DESCRIPTION OF THE TASK:
Select the lines that hold the word "standalone" and copy each one.

--------------------

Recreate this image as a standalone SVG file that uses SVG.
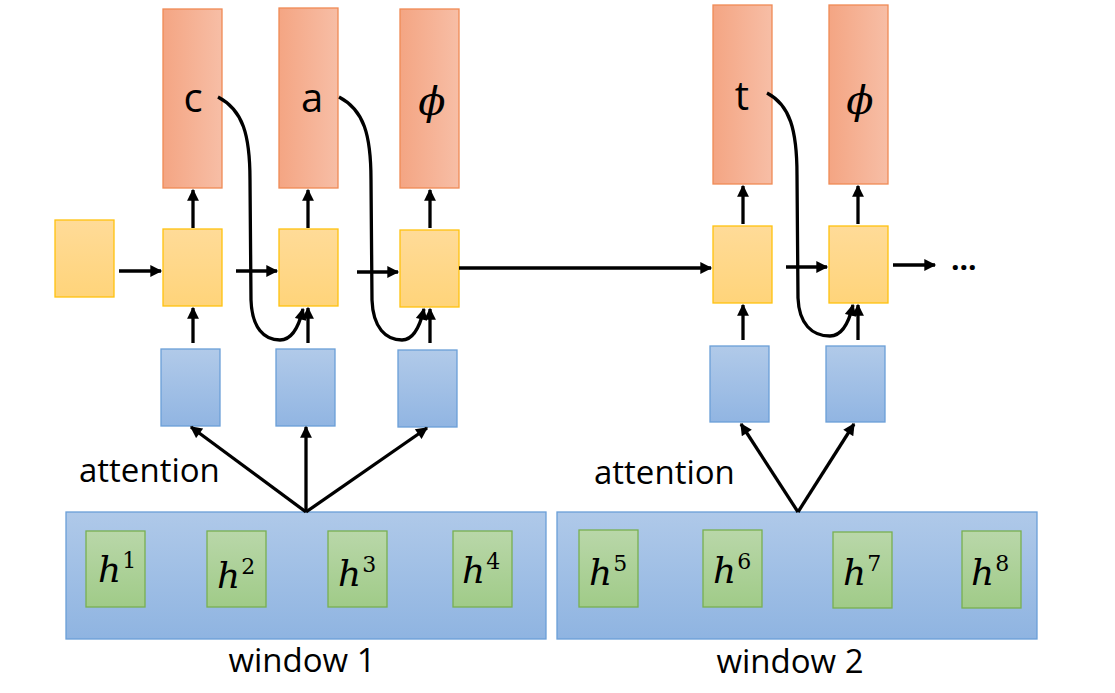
<svg xmlns="http://www.w3.org/2000/svg" width="1115" height="693" viewBox="0 0 1115 693">
<defs>
<linearGradient id="gRed" x1="0" y1="0" x2="1" y2="0"><stop offset="0" stop-color="#F4A583"/><stop offset="1" stop-color="#F7BEA6"/></linearGradient>
<linearGradient id="gYel" x1="0" y1="0" x2="0" y2="1"><stop offset="0" stop-color="#FFDB98"/><stop offset="1" stop-color="#FFD47A"/></linearGradient>
<linearGradient id="gBlue" x1="0" y1="0" x2="0" y2="1"><stop offset="0" stop-color="#B1CAE9"/><stop offset="1" stop-color="#91B5E2"/></linearGradient>
<linearGradient id="gWin" x1="0" y1="0" x2="0" y2="1"><stop offset="0" stop-color="#AFC9E9"/><stop offset="1" stop-color="#8FB4E1"/></linearGradient>
<linearGradient id="gGreen" x1="0" y1="0" x2="0" y2="1"><stop offset="0" stop-color="#B9D7A9"/><stop offset="1" stop-color="#A0CB88"/></linearGradient>
<marker id="arr" viewBox="0 0 10 10" refX="9" refY="5" markerWidth="4" markerHeight="3.6" orient="auto" markerUnits="strokeWidth"><path d="M0,0 L10,5 L0,10 z" fill="#000"/></marker>
</defs>
<style>
.red{fill:url(#gRed);stroke:#F08A55;stroke-width:1.3}
.yel{fill:url(#gYel);stroke:#FFC20E;stroke-width:1.3}
.blue{fill:url(#gBlue);stroke:#6A9FD8;stroke-width:1.3}
.win{fill:url(#gWin);stroke:#6A9FD8;stroke-width:1.3}
.grn{fill:url(#gGreen);stroke:#78B050;stroke-width:1.3}
.lbl{font-family:"Open Sans","Liberation Sans",sans-serif;font-size:40px;fill:#000;text-anchor:middle}
.phi{font-family:"DejaVu Serif","Liberation Serif",serif;font-style:italic;font-size:40px;fill:#000;text-anchor:middle}
.txt{font-family:"Open Sans","Liberation Sans",sans-serif;font-size:33px;fill:#000}
.hv{font-family:"DejaVu Serif","Liberation Serif",serif;font-style:italic;font-size:36px;fill:#000}
.sup{font-family:"DejaVu Serif","Liberation Serif",serif;font-style:normal;font-size:22px}
.ln{stroke:#000;stroke-width:3.3;fill:none;marker-end:url(#arr)}
</style>

<g id="out-c"><rect class="red" x="163" y="9" width="59" height="179"/><text class="lbl" x="193" y="112">c</text></g>
<g id="out-a"><rect class="red" x="279" y="8" width="59" height="180"/><text class="lbl" x="312" y="112">a</text></g>
<g id="out-phi1"><rect class="red" x="400" y="9" width="59" height="179"/><text class="phi" x="432" y="115">ϕ</text></g>
<g id="out-t"><rect class="red" x="713" y="5" width="59" height="179"/><text class="lbl" x="742" y="110">t</text></g>
<g id="out-phi2"><rect class="red" x="829" y="5" width="59" height="179"/><text class="phi" x="860" y="114">ϕ</text></g>

<g id="state0"><rect class="yel" x="55" y="220" width="59" height="77"/></g>
<g id="state1"><rect class="yel" x="163" y="229" width="59" height="77"/></g>
<g id="state2"><rect class="yel" x="279" y="229" width="59" height="77"/></g>
<g id="state3"><rect class="yel" x="400" y="230" width="59" height="77"/></g>
<g id="state4"><rect class="yel" x="713" y="226" width="59" height="77"/></g>
<g id="state5"><rect class="yel" x="829" y="226" width="59" height="77"/></g>

<g id="ctx1"><rect class="blue" x="161" y="349" width="59" height="77"/></g>
<g id="ctx2"><rect class="blue" x="276" y="349" width="59" height="77"/></g>
<g id="ctx3"><rect class="blue" x="398" y="350" width="59" height="77"/></g>
<g id="ctx4"><rect class="blue" x="710" y="346" width="59" height="76"/></g>
<g id="ctx5"><rect class="blue" x="826" y="346" width="59" height="76"/></g>

<g id="window1">
<rect class="win" x="66" y="512" width="480" height="127"/>
<rect class="grn" x="86" y="531" width="59" height="76"/>
<rect class="grn" x="207" y="531" width="59" height="76"/>
<rect class="grn" x="328" y="531" width="59" height="76"/>
<rect class="grn" x="453" y="531" width="59" height="76"/>
<text class="hv" x="98" y="582">h<tspan class="sup" dy="-14" dx="1">1</tspan></text>
<text class="hv" x="217" y="588">h<tspan class="sup" dy="-14" dx="1">2</tspan></text>
<text class="hv" x="338" y="586">h<tspan class="sup" dy="-14" dx="1">3</tspan></text>
<text class="hv" x="462" y="583">h<tspan class="sup" dy="-14" dx="1">4</tspan></text>
<text class="txt" x="302" y="672" text-anchor="middle">window 1</text>
</g>
<g id="window2">
<rect class="win" x="557" y="512" width="480" height="127"/>
<rect class="grn" x="579" y="530" width="59" height="77"/>
<rect class="grn" x="703" y="530" width="59" height="77"/>
<rect class="grn" x="833" y="532" width="59" height="76"/>
<rect class="grn" x="962" y="531" width="59" height="77"/>
<text class="hv" x="589" y="585">h<tspan class="sup" dy="-14" dx="1">5</tspan></text>
<text class="hv" x="713" y="583">h<tspan class="sup" dy="-14" dx="1">6</tspan></text>
<text class="hv" x="843" y="585">h<tspan class="sup" dy="-14" dx="1">7</tspan></text>
<text class="hv" x="971" y="585">h<tspan class="sup" dy="-14" dx="1">8</tspan></text>
<text class="txt" x="790" y="673" text-anchor="middle">window 2</text>
</g>

<g id="labels">
<text class="txt" x="79" y="482">attention</text>
<text class="txt" x="594" y="484">attention</text>
<text class="txt" x="951" y="270" style="font-weight:bold;font-size:30px">...</text>
</g>

<g id="connectors">
<line class="ln" x1="193" y1="228" x2="193" y2="190"/>
<line class="ln" x1="308" y1="228" x2="308" y2="190"/>
<line class="ln" x1="430" y1="228" x2="430" y2="190"/>
<line class="ln" x1="743" y1="224" x2="743" y2="186"/>
<line class="ln" x1="858" y1="224" x2="858" y2="186"/>

<line class="ln" x1="119" y1="271" x2="161" y2="271"/>
<line class="ln" x1="236" y1="271" x2="277" y2="271"/>
<line class="ln" x1="357" y1="272" x2="398" y2="272"/>
<line class="ln" x1="459" y1="268" x2="711" y2="268"/>
<line class="ln" x1="786" y1="267" x2="827" y2="267"/>
<line class="ln" x1="893" y1="265" x2="935" y2="265"/>

<line class="ln" x1="193" y1="343" x2="193" y2="308"/>
<line class="ln" x1="308" y1="343" x2="308" y2="308"/>
<line class="ln" x1="430" y1="343" x2="430" y2="309"/>
<line class="ln" x1="743" y1="340" x2="743" y2="305"/>
<line class="ln" x1="858" y1="340" x2="858" y2="305"/>

<path class="ln" d="M218,97 C243,110 250,135 250,180 L251,300 C252,328 264,340 280,340 C292,340 299,326 303,309"/>
<path class="ln" d="M339,97 C364,110 371,135 371,180 L372,300 C373,328 386,340 402,340 C414,340 420,326 424,309"/>
<path class="ln" d="M767,93 C790,105 797,130 797,175 L798,298 C799,324 812,336 830,336 C842,336 849,322 853,305"/>

<line class="ln" x1="306" y1="512" x2="191" y2="427"/>
<line class="ln" x1="306" y1="512" x2="306" y2="427"/>
<line class="ln" x1="306" y1="512" x2="427" y2="428"/>
<line class="ln" x1="798" y1="512" x2="741" y2="424"/>
<line class="ln" x1="798" y1="512" x2="854" y2="424"/>
</g>
</svg>
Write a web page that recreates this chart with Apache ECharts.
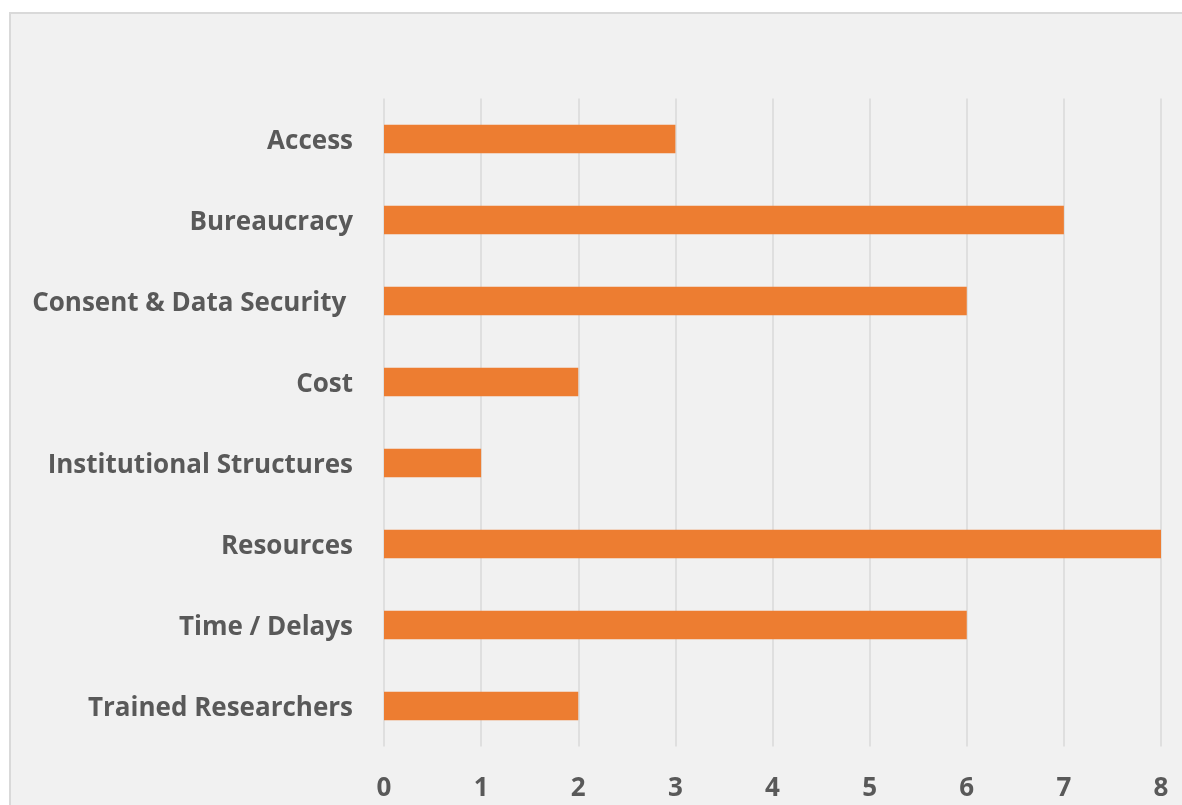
<!DOCTYPE html>
<html><head><meta charset="utf-8">
<script src="https://cdn.jsdelivr.net/npm/echarts@6/dist/echarts.min.js"></script>
<style>html,body{margin:0;padding:0;background:#fff;}#c{width:1182px;height:805px;}</style>
</head><body><div id="c"></div>
<script>
const categories = ['Access','Bureaucracy','Consent & Data Security ','Cost','Institutional Structures','Resources','Time / Delays','Trained Researchers'];
const values = [3,7,6,2,1,8,6,2];
const xTicks = [0,1,2,3,4,5,6,7,8];

const chart = echarts.init(document.getElementById('c'), null, {renderer:'canvas'});
const font = 'Open Sans';
chart.setOption({
  animation:false,
  backgroundColor:'#ffffff',
  graphic:[{type:'rect', z:-10, shape:{x:10,y:13,width:1200,height:820}, style:{fill:'#f1f1f1', stroke:'#d9d9d9', lineWidth:2}}],
  grid:{left:384, right:21, top:98.5, bottom:58.5, containLabel:false},
  xAxis:{type:'value', min:xTicks[0], max:xTicks[xTicks.length-1], interval:1,
    axisLine:{show:false}, axisTick:{show:false},
    splitLine:{show:true, lineStyle:{color:'#d9d9d9', width:1.5}},
    axisLabel:{color:'#595959', fontFamily:font, fontWeight:'bold', fontSize:26, margin:29}},
  yAxis:{type:'category', data:categories, inverse:true,
    axisLine:{show:false}, axisTick:{show:false}, splitLine:{show:false},
    axisLabel:{margin:31, formatter: v => '{a|' + v + '}',
      rich:{a:{color:'#595959', fontFamily:font, fontWeight:'bold', fontSize:26, padding:[6,0,0,0]}}}},
  series:[{type:'bar', data:values, barWidth:'35%', itemStyle:{color:'#ed7d31'}}]
});
</script></body></html>
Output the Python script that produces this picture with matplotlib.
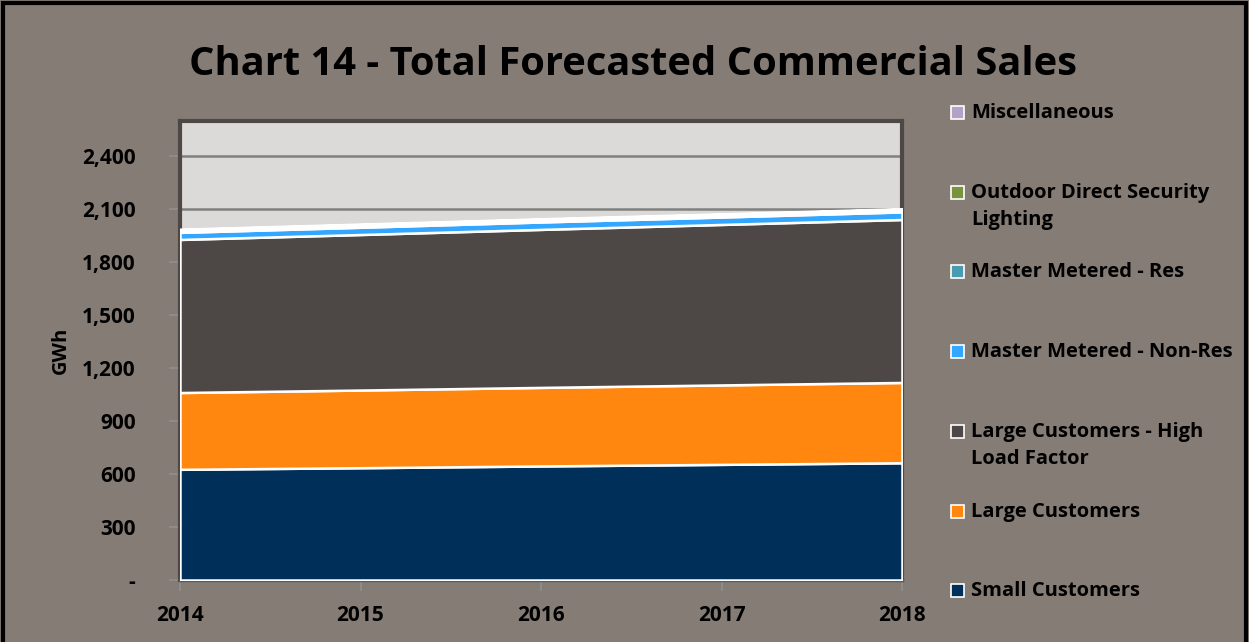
import matplotlib.pyplot as plt
from matplotlib.patches import Rectangle
from matplotlib.ticker import FuncFormatter

plt.rcParams['font.family'] = ['Open Sans', 'DejaVu Sans']
plt.rcParams['font.weight'] = 'bold'

years = [2014, 2015, 2016, 2017, 2018]

# forecast sales by class, GWh (stacked bottom to top)
small_customers = [627, 636, 646, 655, 664]
large_customers = [435, 440, 445, 450, 455]
large_high_lf = [867, 881, 895, 909, 923]
master_non_res = [40, 41, 42, 42, 43]
master_res = [10, 10, 10, 10, 10]
outdoor_lighting = [5, 5, 5, 5, 5]
miscellaneous = [3, 3, 3, 3, 3]

series = [small_customers, large_customers, large_high_lf, master_non_res,
          master_res, outdoor_lighting, miscellaneous]
labels = ['Small Customers', 'Large Customers',
          'Large Customers - High\nLoad Factor', 'Master Metered - Non-Res',
          'Master Metered - Res', 'Outdoor Direct Security\nLighting',
          'Miscellaneous']
colors = ['#00305a', '#ff870f', '#4d4845', '#33a6ff',
          '#4a9bb0', '#77933c', '#b3a2c7']

bg = '#857c76'
fig = plt.figure(figsize=(12.49, 6.42), dpi=100, facecolor=bg)

# black frame around the chart
fig.add_artist(Rectangle((3 / 1249, -0.05), 1243 / 1249, 1.05 - 3 / 642,
                         transform=fig.transFigure, fill=False,
                         edgecolor='black', linewidth=3))

ax = fig.add_axes([180 / 1249, 62 / 642, 722 / 1249, 459 / 642])
ax.set_facecolor('#dcdad8')

ax.stackplot(years, *series, colors=colors, edgecolor='white', linewidth=1.8,
             zorder=3)

ax.set_xlim(2014, 2018)
ax.set_ylim(0, 2600)
ax.set_yticks(range(0, 2401, 300))
ax.yaxis.set_major_formatter(
    FuncFormatter(lambda v, p: '-' if v == 0 else f'{int(v):,}'))
ax.set_xticks(years)
ax.grid(axis='y', color='#808080', linewidth=1.8, zorder=1)
ax.set_axisbelow(True)

for side in ['top', 'right', 'left']:
    ax.spines[side].set_color('#4d4845')
    ax.spines[side].set_linewidth(3)
ax.spines['bottom'].set_color('#5a5a5a')
ax.spines['bottom'].set_linewidth(2.5)

ax.tick_params(axis='both', colors='#8c8c8c', length=8, width=1.5,
               labelcolor='black', labelsize=15)
ax.tick_params(axis='y', pad=24)
ax.tick_params(axis='x', pad=10)
for lab in ax.get_xticklabels() + ax.get_yticklabels():
    lab.set_fontweight('bold')

ax.set_ylabel('GWh', fontsize=14.5, fontweight='bold', labelpad=8)

fig.text(0.507, 0.899, 'Chart 14 - Total Forecasted Commercial Sales',
         ha='center', va='center', fontsize=28.7, fontweight='bold')

# legend, top entry first
legend_y = [113, 193, 272, 352, 432, 512, 591]
for y, lab, col in zip(legend_y, labels[::-1], colors[::-1]):
    fig.add_artist(Rectangle((951 / 1249, 1 - (y + 6) / 642), 13 / 1249,
                             13 / 642, transform=fig.transFigure,
                             facecolor=col, edgecolor='white', linewidth=1.2))
    fig.text(971 / 1249, 1 - (y - 10) / 642, lab, ha='left', va='top',
             fontsize=14.5, fontweight='bold', linespacing=1.45)

fig.savefig('out.png', dpi=100, facecolor=bg)
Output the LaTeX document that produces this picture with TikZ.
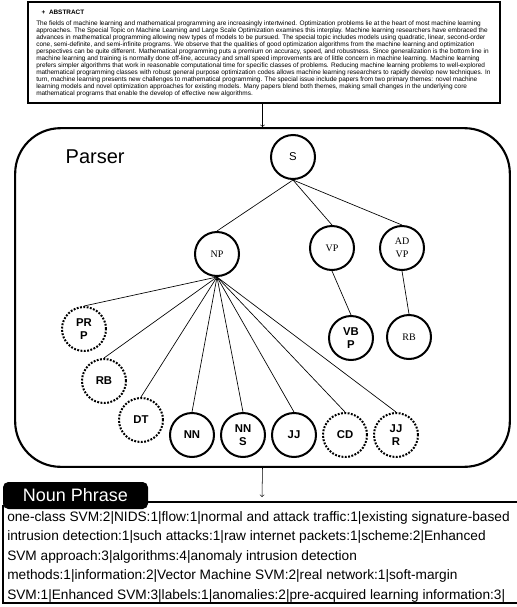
\documentclass[tikz,border=0pt]{standalone}
\usepackage{fontspec}
\setmainfont{Liberation Serif}
\setsansfont{Liberation Sans}
\usetikzlibrary{arrows,positioning}

\begin{document}
\begin{tikzpicture}[x=0.75pt,y=-0.75pt,
	tag/.style={circle,draw,line width=1.5pt,minimum size=33pt,inner sep=0pt,align=center,font=\sffamily\bfseries\fontsize{8.5}{10}\selectfont},
	tagopt/.style={tag,dash pattern=on 1.4pt off 1.1pt},
	tagserif/.style={tag,font=\rmfamily\fontsize{7.5}{10}\selectfont},
	branch/.style={line width=0.5pt}]
	\useasboundingbox (0,0) rectangle (517,607);
	% abstract
	\node[draw,line width=1.6pt,minimum width=354pt,minimum height=75.75pt] (abs) at (264,52.5) {};
	\node[anchor=west,font=\sffamily\bfseries\fontsize{4.8}{5}\selectfont] (abshead) at (37,12) {+\ \ ABSTRACT};
	\node[anchor=north west,inner sep=0pt,align=left,font=\sffamily\fontsize{4.85}{5.25}\selectfont] (abstext) at (36,21) {%
		The fields of machine learning and mathematical programming are increasingly intertwined. Optimization problems lie at the heart of most machine learning\\
		approaches. The Special Topic on Machine Learning and Large Scale Optimization examines this interplay. Machine learning researchers have embraced the\\
		advances in mathematical programming allowing new types of models to be pursued. The special topic includes models using quadratic, linear, second-order\\
		cone, semi-definite, and semi-infinite programs. We observe that the qualities of good optimization algorithms from the machine learning and optimization\\
		perspectives can be quite different. Mathematical programming puts a premium on accuracy, speed, and robustness. Since generalization is the bottom line in\\
		machine learning and training is normally done off-line, accuracy and small speed improvements are of little concern in machine learning. Machine learning\\
		prefers simpler algorithms that work in reasonable computational time for specific classes of problems. Reducing machine learning problems to well-explored\\
		mathematical programming classes with robust general purpose optimization codes allows machine learning researchers to rapidly develop new techniques. In\\
		turn, machine learning presents new challenges to mathematical programming. The special issue include papers from two primary themes: novel machine\\
		learning models and novel optimization approaches for existing models. Many papers blend both themes, making small changes in the underlying core\\
		mathematical programs that enable the develop of effective new algorithms.};
	% parser
	\node[draw,line width=1.6pt,rounded corners=34pt,minimum width=371pt,minimum height=254pt] (parser) at (262.5,297.5) {};
	\node[anchor=west,font=\sffamily\fontsize{15}{16}\selectfont] (parserlabel) at (61,157) {Parser};
	\draw[->] (abs.south -| parser.north) -- (parser.north);
	% tree
	\node[tag,font=\sffamily\fontsize{8.5}{10}\selectfont] (s) at (293,157) {S};
	\node[tagserif] (np) at (217,254) {NP};
	\node[tagserif] (vp) at (332,248) {VP};
	\node[tagserif] (advp) at (402,248) {AD\\VP};
	\node[tag] (vbp) at (351,338) {VB\\P};
	\node[tagserif] (rbv) at (409,337) {RB};
	\node[tagopt] (prp) at (84,329) {PR\\P};
	\node[tagopt] (rb) at (104,381) {RB};
	\node[tagopt] (dt) at (141,420) {DT};
	\node[tag] (nn) at (192,435) {NN};
	\node[tag] (nns) at (243,435) {NN\\S};
	\node[tag] (jj) at (294,435) {JJ};
	\node[tagopt] (cd) at (345,435) {CD};
	\node[tagopt] (jjr) at (396,435) {JJ\\R};
	\foreach \c in {np,vp,advp}
		\draw[branch] (s.south) -- (\c.north);
	\foreach \c in {prp,rb,dt,nn,nns,jj,cd,jjr}
		\draw[branch] (np.south) -- (\c.north);
	\draw[branch] (vp.south) -- (vbp.north);
	\draw[branch] (advp.south) -- (rbv.north);
	% noun phrase
	\node[fill=black,rounded corners=4pt,minimum width=108.75pt,minimum height=20.25pt,text=white,font=\sffamily\fontsize{13.5}{14}\selectfont] (nphead) at (75.5,495.5) {Noun Phrase};
	\coordinate (npin) at (262,497);
	\draw[->] (parser.south) -- (npin);
	\draw[line width=2pt] (nphead.east |- 0,502) -- (517,502);
	\draw[line width=1.3pt] (3,505) -- (3,603) -- (517,603);
	\node[anchor=north west,inner sep=0pt,align=left,font=\sffamily\fontsize{10.25}{14.6}\selectfont] (nptext) at (7,511) {%
		one-class SVM:2|NIDS:1|flow:1|normal and attack traffic:1|existing signature-based\\
		intrusion detection:1|such attacks:1|raw internet packets:1|scheme:2|Enhanced\\
		SVM approach:3|algorithms:4|anomaly intrusion detection\\
		methods:1|information:2|Vector Machine SVM:2|real network:1|soft-margin\\
		SVM:1|Enhanced SVM:3|labels:1|anomalies:2|pre-acquired learning information:3|};
\end{tikzpicture}
\end{document}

--------------------

EXPECTED OUTPUT:
Recreate this image as a standalone SVG file that uses SVG.
\documentclass[tikz,border=0pt]{standalone}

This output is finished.